-------- Data provided --------
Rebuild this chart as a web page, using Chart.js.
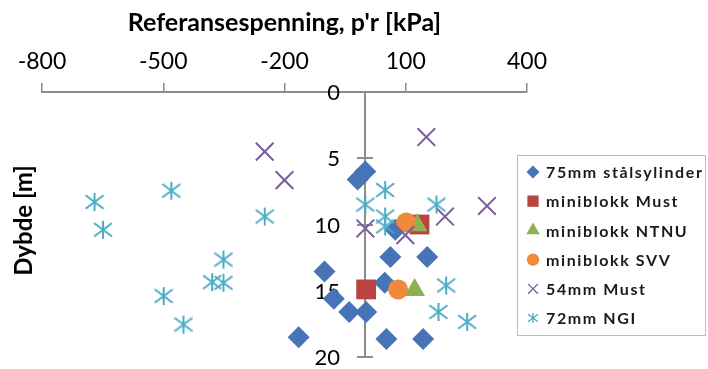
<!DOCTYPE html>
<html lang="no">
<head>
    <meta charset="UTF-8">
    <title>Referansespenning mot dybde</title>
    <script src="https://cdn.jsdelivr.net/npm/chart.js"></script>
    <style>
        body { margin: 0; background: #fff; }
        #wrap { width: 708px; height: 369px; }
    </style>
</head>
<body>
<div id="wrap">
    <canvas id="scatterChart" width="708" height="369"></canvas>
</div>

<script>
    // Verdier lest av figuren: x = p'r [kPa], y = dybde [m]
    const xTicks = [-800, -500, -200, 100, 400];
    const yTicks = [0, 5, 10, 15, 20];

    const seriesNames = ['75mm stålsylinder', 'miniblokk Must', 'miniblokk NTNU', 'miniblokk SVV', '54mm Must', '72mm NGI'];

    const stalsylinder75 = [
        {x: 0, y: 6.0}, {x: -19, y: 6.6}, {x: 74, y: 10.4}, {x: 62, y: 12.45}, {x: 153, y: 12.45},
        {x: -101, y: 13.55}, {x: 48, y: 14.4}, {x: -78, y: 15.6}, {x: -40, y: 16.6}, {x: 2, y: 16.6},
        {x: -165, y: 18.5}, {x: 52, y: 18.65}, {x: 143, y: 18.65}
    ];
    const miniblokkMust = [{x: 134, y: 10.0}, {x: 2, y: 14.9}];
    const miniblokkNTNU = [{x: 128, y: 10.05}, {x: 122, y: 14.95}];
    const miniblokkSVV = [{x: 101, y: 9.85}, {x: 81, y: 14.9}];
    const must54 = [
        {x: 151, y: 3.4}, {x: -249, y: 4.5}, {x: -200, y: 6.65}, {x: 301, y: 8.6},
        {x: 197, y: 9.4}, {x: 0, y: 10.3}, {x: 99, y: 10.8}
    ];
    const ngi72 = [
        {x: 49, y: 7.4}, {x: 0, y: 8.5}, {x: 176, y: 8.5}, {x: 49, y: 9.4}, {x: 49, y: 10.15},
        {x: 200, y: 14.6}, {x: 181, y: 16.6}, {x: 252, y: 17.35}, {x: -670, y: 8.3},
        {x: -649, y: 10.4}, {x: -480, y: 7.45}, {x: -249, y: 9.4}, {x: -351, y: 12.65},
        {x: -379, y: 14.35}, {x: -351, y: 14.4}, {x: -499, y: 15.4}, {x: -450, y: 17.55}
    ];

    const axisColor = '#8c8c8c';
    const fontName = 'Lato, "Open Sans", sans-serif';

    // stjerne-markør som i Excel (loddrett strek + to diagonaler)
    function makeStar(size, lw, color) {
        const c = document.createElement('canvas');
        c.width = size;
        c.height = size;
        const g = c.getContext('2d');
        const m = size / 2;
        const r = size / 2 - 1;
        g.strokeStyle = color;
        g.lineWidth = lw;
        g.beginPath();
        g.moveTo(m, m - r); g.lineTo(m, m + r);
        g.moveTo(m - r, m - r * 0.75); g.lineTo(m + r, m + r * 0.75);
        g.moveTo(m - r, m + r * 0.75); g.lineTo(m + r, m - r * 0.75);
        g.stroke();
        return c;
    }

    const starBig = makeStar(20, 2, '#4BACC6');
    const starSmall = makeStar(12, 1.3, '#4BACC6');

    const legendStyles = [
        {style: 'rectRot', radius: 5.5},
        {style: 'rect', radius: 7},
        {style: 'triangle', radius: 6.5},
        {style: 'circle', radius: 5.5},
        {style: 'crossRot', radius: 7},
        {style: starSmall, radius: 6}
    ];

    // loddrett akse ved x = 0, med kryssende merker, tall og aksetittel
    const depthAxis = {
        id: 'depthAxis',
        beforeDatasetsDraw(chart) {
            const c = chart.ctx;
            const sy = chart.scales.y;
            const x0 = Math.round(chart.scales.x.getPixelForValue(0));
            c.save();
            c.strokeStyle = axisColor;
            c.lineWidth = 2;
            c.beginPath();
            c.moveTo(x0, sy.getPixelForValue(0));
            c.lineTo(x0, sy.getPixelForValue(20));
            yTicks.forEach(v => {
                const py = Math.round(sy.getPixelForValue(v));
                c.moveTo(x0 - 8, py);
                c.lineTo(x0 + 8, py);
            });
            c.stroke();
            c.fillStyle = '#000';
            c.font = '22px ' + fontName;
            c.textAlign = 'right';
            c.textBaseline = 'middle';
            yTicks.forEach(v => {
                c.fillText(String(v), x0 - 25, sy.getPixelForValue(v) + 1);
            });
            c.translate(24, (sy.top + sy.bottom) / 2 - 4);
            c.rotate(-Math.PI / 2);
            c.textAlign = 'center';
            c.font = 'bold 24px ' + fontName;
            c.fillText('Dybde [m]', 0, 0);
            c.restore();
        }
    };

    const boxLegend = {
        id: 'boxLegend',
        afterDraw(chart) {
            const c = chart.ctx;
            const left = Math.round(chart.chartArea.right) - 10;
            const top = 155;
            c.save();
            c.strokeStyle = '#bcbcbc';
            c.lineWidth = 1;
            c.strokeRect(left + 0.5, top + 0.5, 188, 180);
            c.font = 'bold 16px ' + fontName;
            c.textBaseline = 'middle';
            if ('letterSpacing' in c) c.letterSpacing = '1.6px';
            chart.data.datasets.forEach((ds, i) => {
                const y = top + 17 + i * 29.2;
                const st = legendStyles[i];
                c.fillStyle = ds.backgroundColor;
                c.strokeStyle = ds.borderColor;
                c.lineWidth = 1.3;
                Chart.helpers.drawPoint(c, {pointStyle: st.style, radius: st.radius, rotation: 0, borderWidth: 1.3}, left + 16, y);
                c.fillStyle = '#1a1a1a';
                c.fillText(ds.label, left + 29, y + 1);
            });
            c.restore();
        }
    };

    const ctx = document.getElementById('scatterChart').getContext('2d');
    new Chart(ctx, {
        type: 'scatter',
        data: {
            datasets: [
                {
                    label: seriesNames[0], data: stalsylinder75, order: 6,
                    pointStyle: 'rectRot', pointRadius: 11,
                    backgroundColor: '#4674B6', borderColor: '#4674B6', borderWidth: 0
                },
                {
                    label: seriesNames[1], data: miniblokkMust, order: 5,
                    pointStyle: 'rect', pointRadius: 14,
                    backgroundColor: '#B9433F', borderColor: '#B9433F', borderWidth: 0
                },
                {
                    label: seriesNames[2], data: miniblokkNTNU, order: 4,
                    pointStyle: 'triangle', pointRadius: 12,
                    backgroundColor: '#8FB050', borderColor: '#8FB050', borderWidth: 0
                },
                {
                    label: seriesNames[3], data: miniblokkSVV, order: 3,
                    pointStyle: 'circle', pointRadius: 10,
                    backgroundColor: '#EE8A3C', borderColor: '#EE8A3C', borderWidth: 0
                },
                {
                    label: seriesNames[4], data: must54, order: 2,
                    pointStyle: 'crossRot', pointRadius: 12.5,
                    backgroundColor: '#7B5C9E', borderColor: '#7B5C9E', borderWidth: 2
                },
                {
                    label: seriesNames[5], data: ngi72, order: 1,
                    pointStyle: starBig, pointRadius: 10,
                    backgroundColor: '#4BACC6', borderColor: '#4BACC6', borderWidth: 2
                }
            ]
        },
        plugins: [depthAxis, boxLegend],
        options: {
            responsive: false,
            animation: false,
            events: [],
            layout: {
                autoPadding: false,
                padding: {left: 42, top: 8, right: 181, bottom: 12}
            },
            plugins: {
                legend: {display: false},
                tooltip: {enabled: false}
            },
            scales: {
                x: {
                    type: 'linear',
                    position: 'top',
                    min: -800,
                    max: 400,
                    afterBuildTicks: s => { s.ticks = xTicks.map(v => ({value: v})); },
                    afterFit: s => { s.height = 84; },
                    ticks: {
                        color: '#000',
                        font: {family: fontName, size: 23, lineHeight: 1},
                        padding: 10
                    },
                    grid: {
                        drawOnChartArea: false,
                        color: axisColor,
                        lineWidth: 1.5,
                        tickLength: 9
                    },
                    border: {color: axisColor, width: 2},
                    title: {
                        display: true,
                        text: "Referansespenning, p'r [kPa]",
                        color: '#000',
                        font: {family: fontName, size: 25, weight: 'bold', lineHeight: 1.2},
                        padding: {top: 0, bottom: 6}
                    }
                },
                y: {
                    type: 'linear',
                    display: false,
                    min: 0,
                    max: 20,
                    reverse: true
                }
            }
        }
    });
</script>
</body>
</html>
--------
__Work instructions__
Every line from the top of the material above through the line with "const seriesNames = ['75mm" should be duplicated exactly, please; leave out the pictures.

__Output for this task__
Rebuild this chart as a web page, using Chart.js.
<!DOCTYPE html>
<html lang="no">
<head>
    <meta charset="UTF-8">
    <title>Referansespenning mot dybde</title>
    <script src="https://cdn.jsdelivr.net/npm/chart.js"></script>
    <style>
        body { margin: 0; background: #fff; }
        #wrap { width: 708px; height: 369px; }
    </style>
</head>
<body>
<div id="wrap">
    <canvas id="scatterChart" width="708" height="369"></canvas>
</div>

<script>
    // Verdier lest av figuren: x = p'r [kPa], y = dybde [m]
    const xTicks = [-800, -500, -200, 100, 400];
    const yTicks = [0, 5, 10, 15, 20];

    const seriesNames = ['75mm stålsylinder', 'miniblokk Must', 'miniblokk NTNU', 'miniblokk SVV', '54mm Must', '72mm NGI'];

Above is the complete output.